--- TO BE DONE ---
From the records below, print only the part that opens with the line containing "What React, TypeScript" and closes with the line containing "import * as"; omit the pictures.
"""
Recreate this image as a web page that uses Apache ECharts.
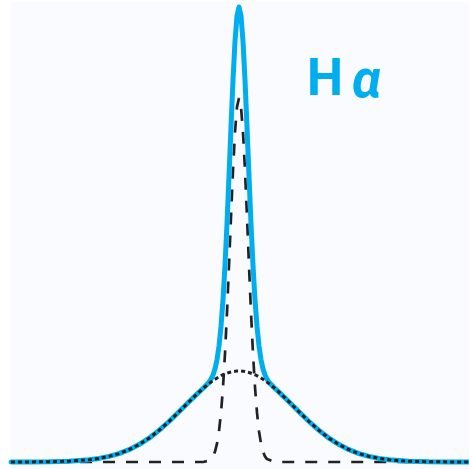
<!DOCTYPE html>
<html>
<head>
<meta charset="utf-8">
<script src="https://cdn.jsdelivr.net/npm/echarts@6/dist/echarts.min.js"></script>
<style>html,body{margin:0;padding:0;background:#fff}#c{width:469px;height:469px}</style>
</head>
<body>
<div id="c"></div>
<script>
// offsets from line centre (x units)
var xs = [-228,-210,-190,-170,-150,-140,-130,-120,-110,-100,-90,-80,-70,-60,-50,-40,-35,-30,-28,-26,-24,-22,-20,-18,-16,-14,-12,-10,-8,-6,-4,-2,
  0,
  2,4,6,8,10,12,14,16,18,20,22,24,26,28,30,35,40,50,60,70,80,90,100,110,120,130,140,150,170,190,210,230];
// narrow component (dashed)
var narrow = [0,0,0,0,0,0,0,0,0,0,0,0,0,0,0,0,0.2,1.4,2.9,5.6,10.4,18.3,30.8,49.3,74.9,108.5,149.6,196.3,245.2,291.5,329.8,355.1,
  364,
  355.1,329.8,291.5,245.2,196.3,149.6,108.5,74.9,49.3,30.8,18.3,10.4,5.6,2.9,1.4,0.2,0,0,0,0,0,0,0,0,0,0,0,0,0,0,0,0];
// broad component (dotted)
var broad = [0,0.1,0.2,0.8,2.2,3.6,5.6,8.4,12.3,17.4,23.8,31.6,40.5,50.2,60.2,69.9,74.3,78.4,79.9,81.4,82.7,84.0,85.2,86.3,87.2,88.1,88.9,89.5,90.0,90.5,90.8,90.9,
  91,
  90.9,90.8,90.5,90.0,89.5,88.9,88.1,87.2,86.3,85.2,84.0,82.7,81.4,79.9,78.4,74.3,69.9,60.2,50.2,40.5,31.6,23.8,17.4,12.3,8.4,5.6,3.6,2.2,0.8,0.2,0.1,0];
// total profile (solid blue)
var total = [0,0.1,0.2,0.8,2.2,3.6,5.6,8.4,12.3,17.4,23.8,31.6,40.5,50.2,60.2,69.9,74.5,79.8,82.8,87.0,93.1,102.3,116.0,135.6,162.1,196.6,238.5,285.8,335.2,382.0,420.6,446.0,
  455,
  446.0,420.6,382.0,335.2,285.8,238.5,196.6,162.1,135.6,116.0,102.3,93.1,87.0,82.8,79.8,74.5,69.9,60.2,50.2,40.5,31.6,23.8,17.4,12.3,8.4,5.6,3.6,2.2,0.8,0.2,0.1,0];

function zip(a){ return xs.map(function(x,i){ return [x, a[i]]; }); }

var blue = '#00aeef';
var chart = echarts.init(document.getElementById('c'));
chart.setOption({
  animation: false,
  grid: {left: 11, right: 0, top: 2, bottom: 0, show: true, backgroundColor: '#f9fbfe', borderWidth: 0},
  xAxis: {type: 'value', min: -228, max: 230, show: false},
  yAxis: {type: 'value', min: -7, max: 460, show: false},
  series: [
    {type: 'line', data: zip(narrow), showSymbol: false, symbol: 'none', z: 2,
     lineStyle: {color: '#222', width: 2.7, type: [12, 11]}},
    {type: 'line', data: zip(total), showSymbol: false, symbol: 'none', z: 3,
     lineStyle: {color: blue, width: 5, join: 'round', cap: 'round'}},
    {type: 'line', data: zip(broad), showSymbol: false, symbol: 'none', z: 4,
     lineStyle: {color: '#222', width: 3, type: [4, 3]}}
  ],
  graphic: [
    {type: 'text', left: 307, top: 57, z: 10,
     style: {text: 'H', fill: blue, font: 'bold 51px Roboto'}},
    {type: 'text', left: 352, top: 57, z: 10,
     style: {text: 'α', fill: blue, font: 'italic bold 53px Roboto'}}
  ]
});
</script>
</body>
</html>
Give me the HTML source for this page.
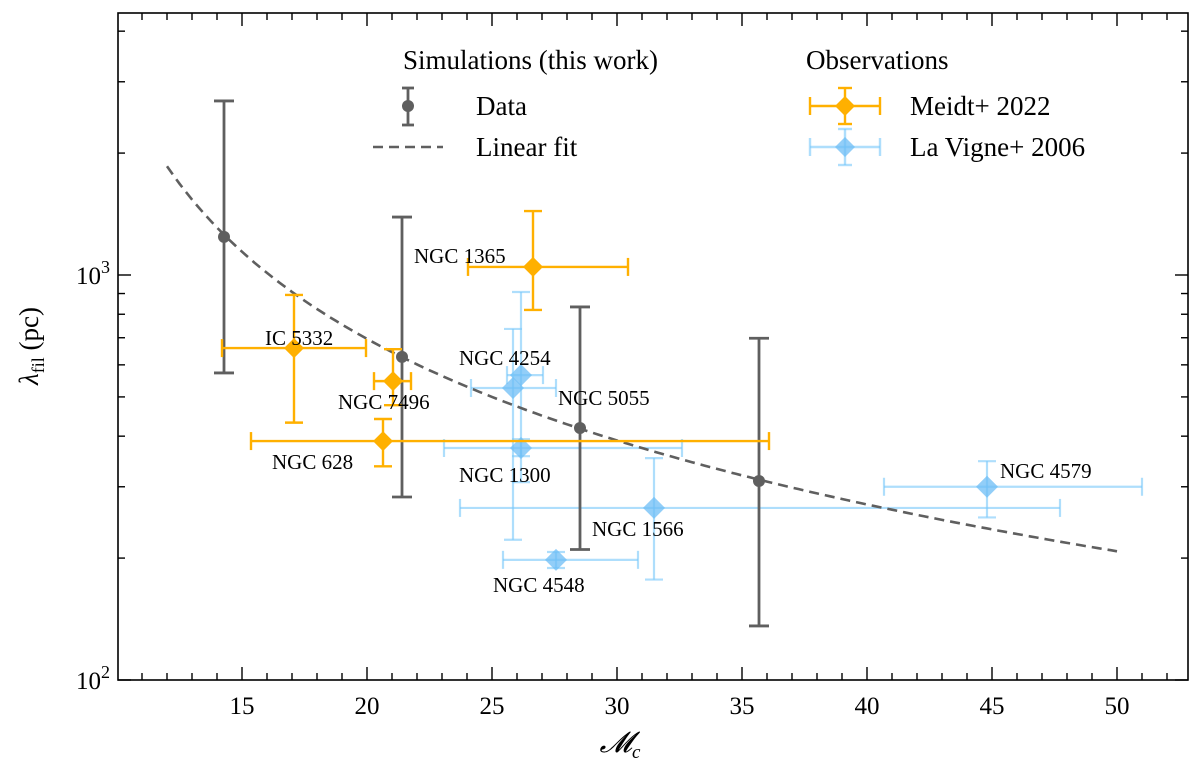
<!DOCTYPE html>
<html><head><meta charset="utf-8"><style>
body{margin:0;background:#fff}
svg text{font-family:"Liberation Serif","DejaVu Serif",serif;fill:#000}
</style></head><body>
<svg id="c" width="1200" height="771" viewBox="0 0 1200 771" xmlns="http://www.w3.org/2000/svg">
<g id="plot"></g>
</svg>
<script>
// Simulations
const simX=[14.28,21.4,28.52,35.68];
const simY=[1242,628,419,310];
const simYlo=[573,283,210,136];
const simYhi=[2690,1390,834,698];
// Linear fit: 1/lambda = a + b*M
const fitA=-0.00081, fitB=0.0001124, fitRange=[12,50];
// Meidt+2022
const meidtNames=["NGC 1365","IC 5332","NGC 7496","NGC 628"];
const meidtX=[26.64,17.08,21.04,20.64];
const meidtXlo=[24.04,14.2,20.28,15.36];
const meidtXhi=[30.44,19.96,21.76,36.08];
const meidtY=[1047,660,547,389];
const meidtYlo=[820,432,477,337];
const meidtYhi=[1438,893,656,441];
// La Vigne+2006
const lvNames=["NGC 4254","NGC 5055","NGC 1300","NGC 1566","NGC 4548","NGC 4579"];
const lvX=[26.16,25.84,26.16,31.48,27.56,44.8];
const lvXlo=[25.6,24.16,23.08,23.72,25.44,40.68];
const lvXhi=[27.04,27.56,32.6,47.72,30.84,51.0];
const lvY=[566,526,374,266,198,300];
const lvYlo=[308,222,357,177,189,252];
const lvYhi=[908,736,393,353,207,347];
const xTicks=[15,20,25,30,35,40,45,50];

const L=118,R=1188,T=13,B=680;
const X0=15,PX0=242,PPU=25;
function sx(v){return PX0+(v-X0)*PPU;}
const decade=405;
function sy(v){return B-(Math.log10(v)-2)*decade;}
const NS="http://www.w3.org/2000/svg";
const g=document.getElementById('plot');
function el(t,a,p){const e=document.createElementNS(NS,t);for(const k in a)e.setAttribute(k,a[k]);(p||g).appendChild(e);return e;}

const GR="#5f5f5f",OR="#FFB000",BL="rgba(120,200,250,0.6)",BLF="rgba(110,190,245,0.75)";
function errbar(x,y,xlo,xhi,ylo,yhi,col,w,cap,name){
  const gg=el('g',{});
  
  
  if(xlo!=null){
    el('line',{x1:sx(xlo),x2:sx(xhi),y1:sy(y),y2:sy(y),stroke:col,'stroke-width':w},gg);
    el('line',{x1:sx(xlo),x2:sx(xlo),y1:sy(y)-cap,y2:sy(y)+cap,stroke:col,'stroke-width':w},gg);
    el('line',{x1:sx(xhi),x2:sx(xhi),y1:sy(y)-cap,y2:sy(y)+cap,stroke:col,'stroke-width':w},gg);
  }
  el('line',{x1:sx(x),x2:sx(x),y1:sy(ylo),y2:sy(yhi),stroke:col,'stroke-width':w},gg);
  el('line',{x1:sx(x)-cap,x2:sx(x)+cap,y1:sy(ylo),y2:sy(ylo),stroke:col,'stroke-width':w},gg);
  el('line',{x1:sx(x)-cap,x2:sx(x)+cap,y1:sy(yhi),y2:sy(yhi),stroke:col,'stroke-width':w},gg);
  return gg;
}
function diamond(px,py,r,fill,p){return el('polygon',{points:`${px},${py-r} ${px+r},${py} ${px},${py+r} ${px-r},${py}`,fill:fill},p);}

// La Vigne first (behind)
const lvOff=[[-62,-10],[45,17],[-62,34],[-62,28],[-63,32],[13,-9]];
lvX.forEach((x,i)=>{
  const gg=errbar(x,lvY[i],lvXlo[i],lvXhi[i],lvYlo[i],lvYhi[i],BL,2.2,9,'lavigne-point-'+i);
  diamond(sx(x),sy(lvY[i]),11,BLF,gg);
});
// sim
simX.forEach((x,i)=>{
  const gg=errbar(x,simY[i],null,null,simYlo[i],simYhi[i],GR,2.8,10,'sim-point-'+i);
  el('circle',{cx:sx(x),cy:sy(simY[i]),r:6,fill:GR},gg);
});
// fit
let d="";
for(let m=fitRange[0];m<=fitRange[1]+1e-9;m+=0.25){const v=1/(fitA+fitB*m);d+=(d?"L":"M")+sx(m).toFixed(1)+","+sy(v).toFixed(1);}
const fp=el('path',{d:d,fill:'none',stroke:GR,'stroke-width':2.6,'stroke-dasharray':'10,6'});


// meidt
const mOff=[[-119,-4],[-29,-3],[-55,28],[-111,28]];
meidtX.forEach((x,i)=>{
  const gg=errbar(x,meidtY[i],meidtXlo[i],meidtXhi[i],meidtYlo[i],meidtYhi[i],OR,2.4,9,'meidt-point-'+i);
  diamond(sx(x),sy(meidtY[i]),10,OR,gg);
});
// labels
function lab(txt,px,py,name){const t=el('text',{x:px,y:py,'font-size':21});t.textContent=txt;}
meidtX.forEach((x,i)=>lab(meidtNames[i],sx(x)+mOff[i][0],sy(meidtY[i])+mOff[i][1],'label-'+meidtNames[i].replace(' ','').toLowerCase()));
lvX.forEach((x,i)=>lab(lvNames[i],sx(x)+lvOff[i][0],sy(lvY[i])+lvOff[i][1],'label-'+lvNames[i].replace(' ','').toLowerCase()));

// axes frame
const fr=el('rect',{x:L,y:T,width:R-L,height:B-T,fill:'none',stroke:'#000','stroke-width':1.6});


// x ticks
for(let v=11;v<=52;v++){
  const px=sx(v);if(px<L||px>R)continue;
  const major=v%5===0, len=major?13:7;
  el('line',{x1:px,x2:px,y1:B,y2:B-len,stroke:'#000','stroke-width':1.4});
  el('line',{x1:px,x2:px,y1:T,y2:T+len,stroke:'#000','stroke-width':1.4});
}
xTicks.forEach(v=>{const t=el('text',{x:sx(v),y:B+34,'font-size':25,'text-anchor':'middle'});t.textContent=v;});
// y ticks
for(let dcd=100;dcd<=1000;dcd*=10){for(let k=1;k<10;k++){const v=dcd*k;const py=sy(v);if(py<T||py>B)continue;const len=k===1?13:7;
  el('line',{x1:L,x2:L+len,y1:py,y2:py,stroke:'#000','stroke-width':1.4});
  el('line',{x1:R,x2:R-len,y1:py,y2:py,stroke:'#000','stroke-width':1.4});}}
[[100,"2"],[1000,"3"]].forEach(([v,e])=>{const t=el('text',{x:L-8,y:sy(v)+9,'font-size':25,'text-anchor':'end'});t.innerHTML='10<tspan dy="-11" font-size="18">'+e+'</tspan>';});
// axis titles
const yt=el('text',{x:0,y:0,'font-size':27,'text-anchor':'middle',transform:'translate(38,346) rotate(-90)'});
yt.innerHTML='<tspan font-style="italic">λ</tspan><tspan font-size="18" dy="6">fil</tspan><tspan dy="-6"> (pc)</tspan>';

const xt=el('text',{x:620,y:752,'font-size':29,'text-anchor':'middle','font-style':'italic'});
xt.innerHTML='𝓜<tspan font-size="19" dy="6">c</tspan>';


// legend
const lg=el('g',{});


function lt(txt,x,y,n){const t=el('text',{x:x,y:y,'font-size':27},lg);t.textContent=txt;}
lt('Simulations (this work)',403,69,'legend-title-sim');
lt('Observations',806,69,'legend-title-obs');
lt('Data',476,115,'legend-entry-data');
lt('Linear fit',476,156,'legend-entry-fit');
lt('Meidt+ 2022',910,115,'legend-entry-meidt');
lt('La Vigne+ 2006',910,156,'legend-entry-lavigne');
el('line',{x1:408,x2:408,y1:88,y2:125,stroke:GR,'stroke-width':2.8},lg);
el('line',{x1:402,x2:414,y1:88,y2:88,stroke:GR,'stroke-width':2.8},lg);
el('line',{x1:402,x2:414,y1:125,y2:125,stroke:GR,'stroke-width':2.8},lg);
el('circle',{cx:408,cy:106,r:6,fill:GR},lg);
el('line',{x1:373,x2:443,y1:147,y2:147,stroke:GR,'stroke-width':2.6,'stroke-dasharray':'10,6'},lg);
[[106,OR,OR],[147,BL,BLF]].forEach(([y,c,f])=>{
  el('line',{x1:810,x2:880,y1:y,y2:y,stroke:c,'stroke-width':2.4},lg);
  el('line',{x1:810,x2:810,y1:y-9,y2:y+9,stroke:c,'stroke-width':2.4},lg);
  el('line',{x1:880,x2:880,y1:y-9,y2:y+9,stroke:c,'stroke-width':2.4},lg);
  el('line',{x1:845,x2:845,y1:y-18,y2:y+18,stroke:c,'stroke-width':2.4},lg);
  el('line',{x1:838,x2:852,y1:y-18,y2:y-18,stroke:c,'stroke-width':2.4},lg);
  el('line',{x1:838,x2:852,y1:y+18,y2:y+18,stroke:c,'stroke-width':2.4},lg);
  diamond(845,y,10,f,lg);
});
</script>
</body></html>
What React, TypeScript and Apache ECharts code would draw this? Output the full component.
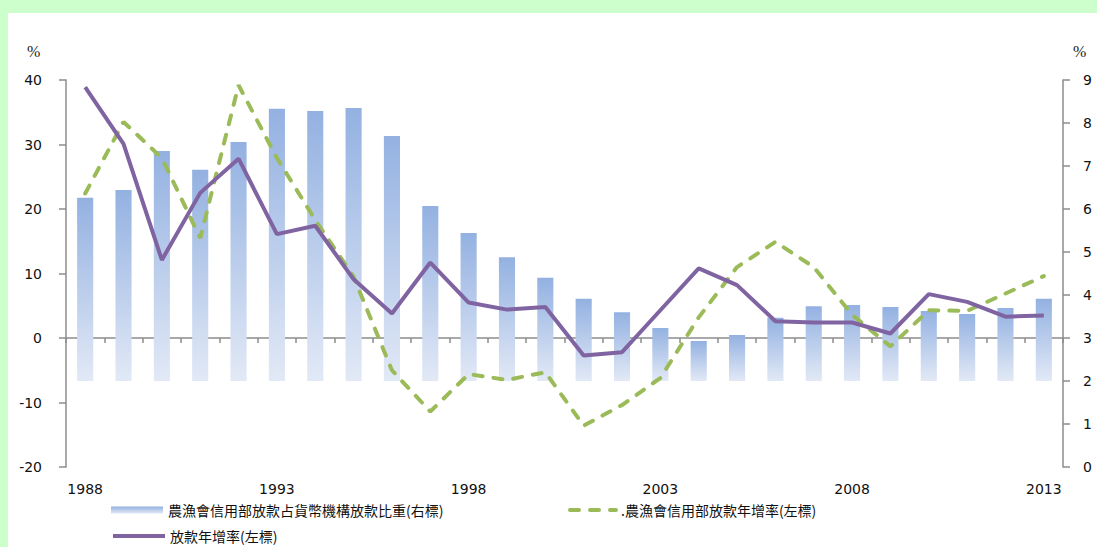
import React, { useEffect, useRef } from "react";
import * as echarts from "echarts";

// Years on the category axis
const years = [
  "1988", "1989", "1990", "1991", "1992", "1993", "1994", "1995", "1996",
  "1997", "1998", "1999", "2000", "2001", "2002", "2003", "2004", "2005",
  "2006", "2007", "2008", "2009", "2010", "2011", "2012", "2013",
];

// 農漁會信用部放款占貨幣機構放款比重 (right axis, %)
const creditShare = [
  6.26, 6.44, 7.35, 6.91, 7.56, 8.33, 8.28, 8.35, 7.7, 6.07, 5.44, 4.88, 4.4,
  3.91, 3.6, 3.23, 2.93, 3.07, 3.47, 3.74, 3.77, 3.72, 3.63, 3.56, 3.7, 3.91,
];

// 農漁會信用部放款年增率 (left axis, %)
const creditGrowth = [
  22.4, 33.5, 27.9, 15.5, 39.2, 27.9, 18.3, 9.5, -5.0, -11.4, -5.6, -6.5, -5.3,
  -13.6, -10.4, -6.2, 3.2, 11.0, 14.9, 11.0, 3.6, -1.3, 4.3, 4.2, 6.9, 9.6,
];

// 放款年增率 (left axis, %)
const loanGrowth = [
  38.9, 30.1, 12.1, 22.5, 27.8, 16.1, 17.4, 9.1, 3.8, 11.7, 5.5, 4.4, 4.8,
  -2.7, -2.2, 4.3, 10.8, 8.2, 2.6, 2.4, 2.4, 0.7, 6.8, 5.6, 3.3, 3.5,
];

// Right-axis value where the share bars start (the category axis crossing)
const SHARE_BAR_BASE = 2;

const NAME_SHARE = "農漁會信用部放款占貨幣機構放款比重(右標)";
const NAME_CREDIT = ".農漁會信用部放款年增率(左標)";
const NAME_LOAN = "放款年增率(左標)";

const LATIN_FONT = "'DejaVu Sans', Verdana, sans-serif";
const CJK_FONT = "'Noto Sans CJK TC', 'Noto Sans CJK SC', sans-serif";

const AXIS_GRAY = "#8c8c8c";

export default function App() {
  const ref = useRef<HTMLDivElement>(null);

  useEffect(() => {
    if (!ref.current) return;
    const chart = echarts.init(ref.current, undefined, { renderer: "svg" });

    const barFill = () =>
      new echarts.graphic.LinearGradient(0, 0, 0, 1, [
        { offset: 0, color: "#93b1e1" },
        { offset: 1, color: "#e2e9f6" },
      ]);

    const legendText = { fontFamily: CJK_FONT, fontSize: 14, color: "#111" };
    // Line legends show only the stroke, without the marker dot
    const hiddenMarker = { color: "transparent", borderColor: "transparent", borderWidth: 0 };

    chart.setOption({
      animation: false,
      backgroundColor: "#ffffff",
      grid: { left: 58, right: 34, top: 67, bottom: 80, containLabel: false },
      graphic: [
        {
          type: "text",
          left: 19,
          top: 30,
          style: { text: "%", font: "16px 'Liberation Serif', serif", fill: "#222" },
        },
        {
          type: "text",
          left: 1065,
          top: 30,
          style: { text: "%", font: "16px 'Liberation Serif', serif", fill: "#222" },
        },
      ],
      legend: [
        {
          data: [{ name: NAME_SHARE, icon: "rect", itemStyle: { color: barFill() } }],
          left: 103,
          top: 490,
          padding: 0,
          itemWidth: 52,
          itemHeight: 7,
          textStyle: legendText,
          selectedMode: false,
        },
        {
          data: [NAME_CREDIT],
          left: 560,
          top: 490,
          padding: 0,
          itemWidth: 46,
          itemHeight: 14,
          itemStyle: hiddenMarker,
          lineStyle: { width: 4 },
          textStyle: legendText,
          selectedMode: false,
        },
        {
          data: [NAME_LOAN],
          left: 103,
          top: 516,
          padding: 0,
          itemWidth: 52,
          itemHeight: 14,
          itemStyle: hiddenMarker,
          lineStyle: { width: 4 },
          textStyle: legendText,
          selectedMode: false,
        },
      ],
      xAxis: [
        {
          // Year labels along the bottom of the plot
          type: "category",
          data: years,
          boundaryGap: true,
          position: "bottom",
          axisLine: { show: false, onZero: false },
          axisTick: { show: false },
          axisLabel: {
            interval: 4,
            margin: 15,
            fontFamily: LATIN_FONT,
            fontSize: 14,
            color: "#111",
          },
          splitLine: { show: false },
        },
        {
          // Baseline through zero on the left axis, with category ticks
          type: "category",
          data: years,
          boundaryGap: true,
          position: "bottom",
          axisLine: {
            show: true,
            onZero: true,
            onZeroAxisIndex: 0,
            lineStyle: { color: AXIS_GRAY, width: 1.5 },
          },
          axisTick: {
            show: true,
            interval: 0,
            length: 5,
            lineStyle: { color: AXIS_GRAY, width: 1.5 },
          },
          axisLabel: { show: false },
          splitLine: { show: false },
        },
      ],
      yAxis: [
        {
          type: "value",
          min: -20,
          max: 40,
          interval: 10,
          position: "left",
          axisLine: { show: true, lineStyle: { color: AXIS_GRAY, width: 1.5 } },
          axisTick: { show: true, length: 7, lineStyle: { color: AXIS_GRAY, width: 1.5 } },
          axisLabel: { margin: 24, fontFamily: LATIN_FONT, fontSize: 14, color: "#111" },
          splitLine: { show: false },
        },
        {
          type: "value",
          min: 0,
          max: 9,
          interval: 1,
          position: "right",
          axisLine: { show: true, lineStyle: { color: AXIS_GRAY, width: 1.5 } },
          axisTick: { show: true, length: 7, lineStyle: { color: AXIS_GRAY, width: 1.5 } },
          axisLabel: { margin: 20, fontFamily: LATIN_FONT, fontSize: 14, color: "#111" },
          splitLine: { show: false },
        },
      ],
      series: [
        {
          name: NAME_SHARE,
          type: "custom",
          xAxisIndex: 0,
          yAxisIndex: 1,
          z: 1,
          itemStyle: { color: barFill() },
          encode: { x: 0, y: 1 },
          data: creditShare.map((v, i) => [i, v]),
          renderItem: (params: any, api: any) => {
            const idx = api.value(0);
            const top = api.coord([idx, api.value(1)]);
            const base = api.coord([idx, SHARE_BAR_BASE]);
            const w = api.size([1, 0])[0] * 0.42;
            return {
              type: "rect",
              shape: {
                x: top[0] - w / 2,
                y: top[1],
                width: w,
                height: base[1] - top[1],
              },
              style: { fill: barFill() },
            };
          },
        },
        {
          name: NAME_CREDIT,
          type: "line",
          xAxisIndex: 0,
          yAxisIndex: 0,
          z: 3,
          symbol: "none",
          color: "#9bbb59",
          lineStyle: { color: "#9bbb59", width: 4, type: [9, 11], cap: "round" },
          data: creditGrowth,
        },
        {
          name: NAME_LOAN,
          type: "line",
          xAxisIndex: 0,
          yAxisIndex: 0,
          z: 4,
          symbol: "none",
          color: "#8064a2",
          lineStyle: { color: "#8064a2", width: 4 },
          data: loanGrowth,
        },
      ],
    });

    return () => chart.dispose();
  }, []);

  return (
    <div
      style={{
        position: "fixed",
        left: 0,
        top: 0,
        width: 1097,
        height: 547,
        background: "#ccffcc",
      }}
    >
      <div
        ref={ref}
        style={{
          position: "absolute",
          left: 8,
          top: 13,
          width: 1089,
          height: 534,
          background: "#ffffff",
        }}
      />
    </div>
  );
}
"""
--- RESPONSE ---
What React, TypeScript and Apache ECharts code would draw this? Output the full component.
import React, { useEffect, useRef } from "react";
import * as echarts from "echarts";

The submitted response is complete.